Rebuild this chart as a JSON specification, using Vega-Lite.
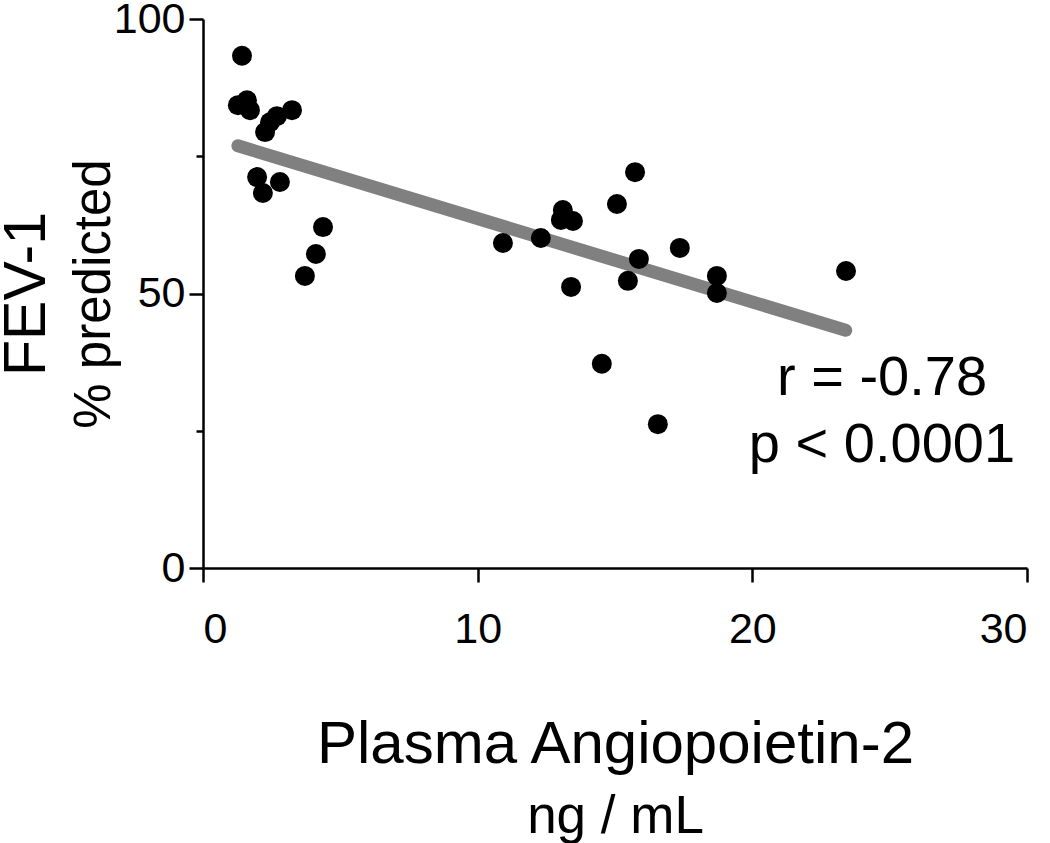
{
  "$schema": "https://vega.github.io/schema/vega-lite/v6.json",
  "width": 824,
  "height": 549,
  "autosize": "none",
  "padding": {"left": 203, "top": 19, "right": 23, "bottom": 275},
  "background": "white",
  "config": {
    "view": {"stroke": null},
    "font": "Liberation Sans",
    "axis": {
      "grid": false,
      "domainColor": "black",
      "domainWidth": 2.5,
      "tickColor": "black",
      "tickWidth": 2.5,
      "labelColor": "black",
      "titleColor": "black",
      "labelFont": "Liberation Sans",
      "titleFont": "Liberation Sans",
      "titleFontWeight": "normal",
      "minExtent": 0,
      "maxExtent": 400
    }
  },
  "datasets": {
    "points": [
      {"ang2": 1.42, "fev1": 93.3},
      {"ang2": 1.27, "fev1": 84.3},
      {"ang2": 1.60, "fev1": 85.2},
      {"ang2": 1.71, "fev1": 83.4},
      {"ang2": 3.24, "fev1": 83.4},
      {"ang2": 2.69, "fev1": 82.3},
      {"ang2": 2.44, "fev1": 81.2},
      {"ang2": 2.26, "fev1": 79.4},
      {"ang2": 1.97, "fev1": 71.2},
      {"ang2": 2.80, "fev1": 70.3},
      {"ang2": 2.18, "fev1": 68.3},
      {"ang2": 4.37, "fev1": 62.1},
      {"ang2": 4.11, "fev1": 57.2},
      {"ang2": 3.71, "fev1": 53.2},
      {"ang2": 10.92, "fev1": 59.2},
      {"ang2": 12.30, "fev1": 60.1},
      {"ang2": 13.10, "fev1": 65.2},
      {"ang2": 13.03, "fev1": 63.4},
      {"ang2": 13.47, "fev1": 63.2},
      {"ang2": 15.07, "fev1": 66.3},
      {"ang2": 15.73, "fev1": 72.1},
      {"ang2": 15.87, "fev1": 56.3},
      {"ang2": 15.47, "fev1": 52.3},
      {"ang2": 13.40, "fev1": 51.2},
      {"ang2": 17.36, "fev1": 58.3},
      {"ang2": 18.71, "fev1": 53.2},
      {"ang2": 18.71, "fev1": 50.1},
      {"ang2": 23.41, "fev1": 54.1},
      {"ang2": 14.52, "fev1": 37.2},
      {"ang2": 16.56, "fev1": 26.2}
    ],
    "fit": [
      {"ang2": 1.27, "fev1": 76.9},
      {"ang2": 23.4, "fev1": 43.3}
    ],
    "stats": [
      {"ang2": 24.72, "fev1": 31.5, "label": "r = -0.78"},
      {"ang2": 24.72, "fev1": 19.3, "label": "p < 0.0001"}
    ]
  },
  "layer": [
    {
      "data": {"name": "fit"},
      "mark": {"type": "line", "stroke": "#808080", "strokeWidth": 13, "strokeCap": "round"},
      "encoding": {
        "x": {
          "field": "ang2", "type": "quantitative",
          "scale": {"domain": [0, 30], "nice": false, "zero": false},
          "axis": {
            "orient": "bottom",
            "title": "ng / mL", "titleFontSize": 53, "titlePadding": 222,
            "domain": false, "ticks": false, "labels": false
          }
        },
        "y": {
          "field": "fev1", "type": "quantitative",
          "scale": {"domain": [0, 100], "nice": false, "zero": false},
          "axis": {
            "orient": "left",
            "title": "FEV-1", "titleFontSize": 59, "titlePadding": 138,
            "domain": false, "labels": false, "values": [25, 75], "tickSize": 7
          }
        }
      }
    },
    {
      "data": {"name": "points"},
      "mark": {"type": "circle", "color": "black", "size": 400, "opacity": 1},
      "encoding": {
        "x": {
          "field": "ang2", "type": "quantitative",
          "axis": {
            "orient": "bottom",
            "title": "Plasma Angiopoietin-2", "titleFontSize": 60, "titlePadding": 64,
            "values": [0, 10, 20, 30], "tickSize": 14, "labelFontSize": 43, "labelPadding": 26
          }
        },
        "y": {
          "field": "fev1", "type": "quantitative",
          "axis": {
            "orient": "left",
            "title": "% predicted", "titleFontSize": 51, "titlePadding": -7,
            "values": [0, 50, 100], "tickSize": 14, "labelFontSize": 43, "labelPadding": 4
          }
        }
      }
    },
    {
      "data": {"name": "stats"},
      "mark": {"type": "text", "fontSize": 56, "align": "center", "baseline": "alphabetic", "color": "black", "font": "Liberation Sans"},
      "encoding": {
        "x": {"field": "ang2", "type": "quantitative", "axis": null},
        "y": {"field": "fev1", "type": "quantitative", "axis": null},
        "text": {"field": "label"}
      }
    }
  ],
  "resolve": {"axis": {"x": "independent", "y": "independent"}}
}
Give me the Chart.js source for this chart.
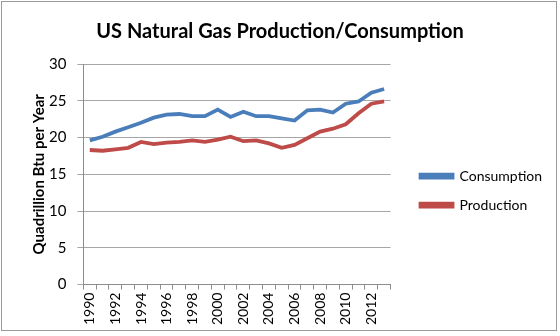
<!DOCTYPE html>
<html>
<head>
<meta charset="utf-8">
<script src="https://cdn.jsdelivr.net/npm/chart.js@4"></script>
<style>
  html, body { margin: 0; padding: 0; background: #fff; }
  #wrap { width: 560px; height: 336px; }
</style>
</head>
<body>
<div id="wrap"><canvas id="chart" width="560" height="336"></canvas></div>
<script>
// years 1990-2013
const years = ['1990','1991','1992','1993','1994','1995','1996','1997','1998','1999','2000','2001',
  '2002','2003','2004','2005','2006','2007','2008','2009','2010','2011','2012','2013'];

// quadrillion Btu
const consumption = [19.6, 20.1, 20.8, 21.4, 22.0, 22.7, 23.1, 23.2, 22.9, 22.9, 23.8, 22.8,
  23.5, 22.9, 22.9, 22.6, 22.3, 23.7, 23.8, 23.4, 24.6, 24.9, 26.1, 26.6];
const production = [18.3, 18.2, 18.4, 18.6, 19.4, 19.1, 19.3, 19.4, 19.6, 19.4, 19.7, 20.1,
  19.5, 19.6, 19.2, 18.6, 19.0, 19.9, 20.8, 21.2, 21.8, 23.3, 24.6, 24.9];

const yTicks = [0, 5, 10, 15, 20, 25, 30];

const FONT = 'Lato, "Open Sans", sans-serif';
const BLUE = '#4a7ebb';
const RED = '#be4b48';

// 外框
const framePlugin = {
  id: 'frame',
  beforeDraw(chart) {
    const ctx = chart.ctx;
    ctx.save();
    ctx.fillStyle = '#fff';
    ctx.fillRect(0, 0, chart.width, chart.height);
    ctx.strokeStyle = '#9a9a9a';
    ctx.lineWidth = 1;
    ctx.strokeRect(1.5, 1.5, 555, 329);
    ctx.restore();
  }
};

new Chart(document.getElementById('chart'), {
  type: 'line',
  data: {
    labels: years,
    datasets: [
      {
        label: 'Consumption',
        data: consumption,
        borderColor: BLUE,
        backgroundColor: BLUE,
        borderWidth: 3.8,
        pointRadius: 0,
        tension: 0
      },
      {
        label: 'Production',
        data: production,
        borderColor: RED,
        backgroundColor: RED,
        borderWidth: 3.8,
        pointRadius: 0,
        tension: 0
      }
    ]
  },
  options: {
    responsive: false,
    animation: false,
    layout: { padding: { top: 4, left: 8, right: 8, bottom: 8 } },
    plugins: {
      title: {
        display: true,
        text: 'US Natural Gas Production/Consumption',
        color: '#000',
        font: { family: FONT, size: 20, weight: 'bold' },
        padding: { top: 16, bottom: 20 }
      },
      legend: {
        position: 'right',
        maxWidth: 200,
        title: { display: true, text: ' ', font: { size: 1 }, padding: { top: 48, bottom: 0 } },
        labels: {
          color: '#000',
          font: { family: FONT, size: 14 },
          boxWidth: 32,
          boxHeight: 3,
          padding: 15
        }
      },
      tooltip: { enabled: false }
    },
    scales: {
      x: {
        offset: true,
        grid: {
          offset: true,
          drawOnChartArea: false,
          drawTicks: true,
          tickLength: 5,
          color: '#8c8c8c'
        },
        border: { color: '#8c8c8c' },
        ticks: {
          autoSkip: false,
          maxRotation: 90,
          minRotation: 90,
          color: '#000',
          font: { family: FONT, size: 14 },
          callback: (v, i) => (i % 2 === 0 ? years[i] : '')
        }
      },
      y: {
        min: 0,
        max: 30,
        afterBuildTicks: axis => { axis.ticks = yTicks.map(v => ({ value: v })); },
        grid: { color: '#a6a6a6', tickLength: 6 },
        border: { color: '#8c8c8c' },
        title: {
          display: true,
          text: 'Quadrillion Btu per Year',
          color: '#000',
          font: { family: FONT, size: 15, weight: 'bold' },
          padding: { top: 22, bottom: -10 }
        },
        ticks: {
          color: '#000',
          font: { family: FONT, size: 15 },
          padding: 11
        }
      },
      gap: {
        // 图例与绘图区之间的空隙
        position: 'right',
        display: true,
        grid: { display: false },
        border: { display: false },
        ticks: { display: false },
        afterFit: axis => { axis.width = 15; }
      }
    }
  },
  plugins: [framePlugin]
});
</script>
</body>
</html>
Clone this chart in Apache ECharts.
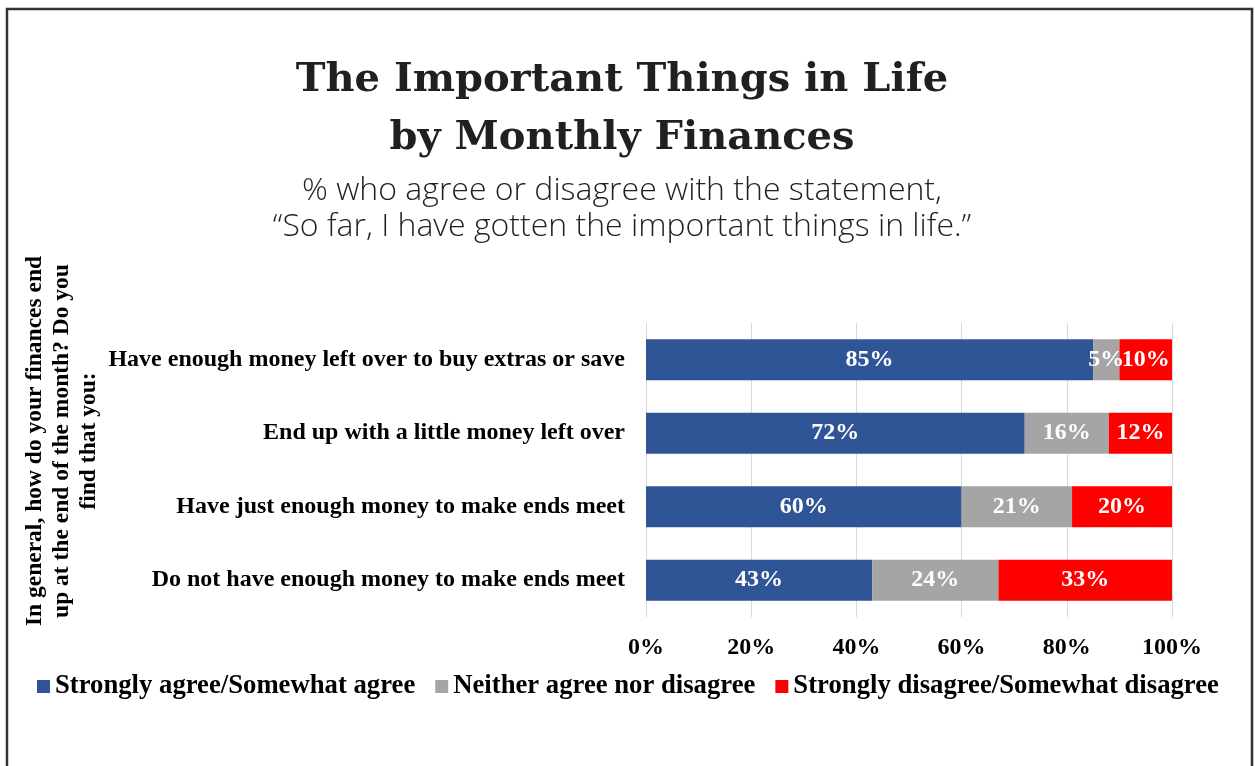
<!DOCTYPE html>
<html>
<head>
<meta charset="utf-8">
<style>
  html, body { margin: 0; padding: 0; background: #ffffff; }
  #chart { width: 1255px; height: 766px; }
</style>
<script src="https://cdn.jsdelivr.net/npm/echarts@6/dist/echarts.min.js"></script>
</head>
<body>
<div id="chart"></div>
<script>
// Survey groups (monthly finances), top to bottom
const categories = [
  'Have enough money left over to buy extras or save',
  'End up with a little money left over',
  'Have just enough money to make ends meet',
  'Do not have enough money to make ends meet'
];
// Share of each group, in percent
const agreeValues = [85, 72, 60, 43];
const neitherValues = [5, 16, 21, 24];
const disagreeValues = [10, 12, 20, 33];
const seriesNames = [
  'Strongly agree/Somewhat agree',
  'Neither agree nor disagree',
  'Strongly disagree/Somewhat disagree'
];
const xTicks = [0, 20, 40, 60, 80, 100];

const serif = '"Liberation Serif", "Times New Roman", serif';
const colors = ['#2F5597', '#A5A5A5', '#FF0000'];

const chart = echarts.init(document.getElementById('chart'), null, { renderer: 'canvas' });

function barSeries(name, values, color) {
  return {
    name: name,
    type: 'bar',
    stack: 'total',
    barWidth: '56%',
    data: values,
    itemStyle: { color: color },
    label: {
      show: true,
      position: 'inside',
      formatter: '{c}%',
      color: '#ffffff',
      fontFamily: serif,
      fontWeight: 'bold',
      fontSize: 24
    },
    emphasis: { disabled: true }
  };
}

function centeredText(text, y, font) {
  return {
    type: 'text',
    x: 622,
    y: y,
    silent: true,
    style: Object.assign({
      text: text,
      align: 'center',
      verticalAlign: 'middle',
      fill: '#231f20'
    }, font)
  };
}

const titleFont = { fontFamily: '"DejaVu Serif", serif', fontWeight: 'bold', fontSize: 40 };
const subFont = { fontFamily: '"Open Sans", Lato, sans-serif', fontWeight: 300, fontSize: 32 };

chart.setOption({
  animation: false,
  backgroundColor: '#ffffff',
  color: colors,
  legend: {
    data: seriesNames,
    left: 37,
    top: 673,
    padding: 0,
    icon: 'rect',
    itemWidth: 13,
    itemHeight: 13,
    itemGap: 20,
    textStyle: {
      fontFamily: serif,
      fontWeight: 'bold',
      fontSize: 26.7,
      color: '#000000'
    }
  },
  grid: {
    left: 646,
    right: 83,
    top: 323,
    bottom: 149,
    containLabel: false
  },
  xAxis: {
    type: 'value',
    min: 0,
    max: 100,
    interval: 20,
    axisLine: { show: false },
    axisTick: { show: false },
    splitLine: { lineStyle: { color: '#d9d9d9', width: 1 } },
    axisLabel: {
      margin: 19,
      formatter: function (v) { return xTicks.indexOf(v) >= 0 ? v + '%' : ''; },
      fontFamily: serif,
      fontWeight: 'bold',
      fontSize: 24,
      color: '#000000'
    }
  },
  yAxis: {
    type: 'category',
    inverse: true,
    data: categories,
    axisLine: { show: false },
    axisTick: { show: false },
    axisLabel: {
      margin: 21,
      fontFamily: serif,
      fontWeight: 'bold',
      fontSize: 24,
      color: '#000000'
    }
  },
  graphic: [
    {
      type: 'rect',
      shape: { x: 7, y: 9, width: 1245, height: 800 },
      style: { fill: 'none', stroke: '#333333', lineWidth: 2.5 },
      silent: true,
      z: 100
    },
    centeredText('The Important Things in Life', 81, titleFont),
    centeredText('by Monthly Finances', 139, titleFont),
    centeredText('% who agree or disagree with the statement,', 191, subFont),
    centeredText('\u201cSo far, I have gotten the important things in life.\u201d', 227, subFont),
    {
      type: 'text',
      x: 62,
      y: 441,
      rotation: Math.PI / 2,
      silent: true,
      style: {
        text: 'In general, how do your finances end\nup at the end of the month? Do you\nfind that you:',
        align: 'center',
        verticalAlign: 'middle',
        fontFamily: serif,
        fontWeight: 'bold',
        fontSize: 23.5,
        lineHeight: 27,
        fill: '#000000'
      }
    }
  ],
  series: [
    barSeries(seriesNames[0], agreeValues, colors[0]),
    barSeries(seriesNames[1], neitherValues, colors[1]),
    barSeries(seriesNames[2], disagreeValues, colors[2])
  ]
});
</script>
</body>
</html>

-*-

# DIRECTIONS
Take the lines from the one holding "Give me the Chart.js source for this chart." to the one holding "const RED = '#be4b48';", both lines included, and give them again exactly, with no pictures.

# SOLVED PROBLEM
Give me the Chart.js source for this chart.
<!DOCTYPE html>
<html>
<head>
<meta charset="utf-8">
<script src="https://cdn.jsdelivr.net/npm/chart.js@4"></script>
<style>
  html, body { margin: 0; padding: 0; background: #fff; }
  #wrap { width: 560px; height: 336px; }
</style>
</head>
<body>
<div id="wrap"><canvas id="chart" width="560" height="336"></canvas></div>
<script>
// years 1990-2013
const years = ['1990','1991','1992','1993','1994','1995','1996','1997','1998','1999','2000','2001',
  '2002','2003','2004','2005','2006','2007','2008','2009','2010','2011','2012','2013'];

// quadrillion Btu
const consumption = [19.6, 20.1, 20.8, 21.4, 22.0, 22.7, 23.1, 23.2, 22.9, 22.9, 23.8, 22.8,
  23.5, 22.9, 22.9, 22.6, 22.3, 23.7, 23.8, 23.4, 24.6, 24.9, 26.1, 26.6];
const production = [18.3, 18.2, 18.4, 18.6, 19.4, 19.1, 19.3, 19.4, 19.6, 19.4, 19.7, 20.1,
  19.5, 19.6, 19.2, 18.6, 19.0, 19.9, 20.8, 21.2, 21.8, 23.3, 24.6, 24.9];

const yTicks = [0, 5, 10, 15, 20, 25, 30];

const FONT = 'Lato, "Open Sans", sans-serif';
const BLUE = '#4a7ebb';
const RED = '#be4b48';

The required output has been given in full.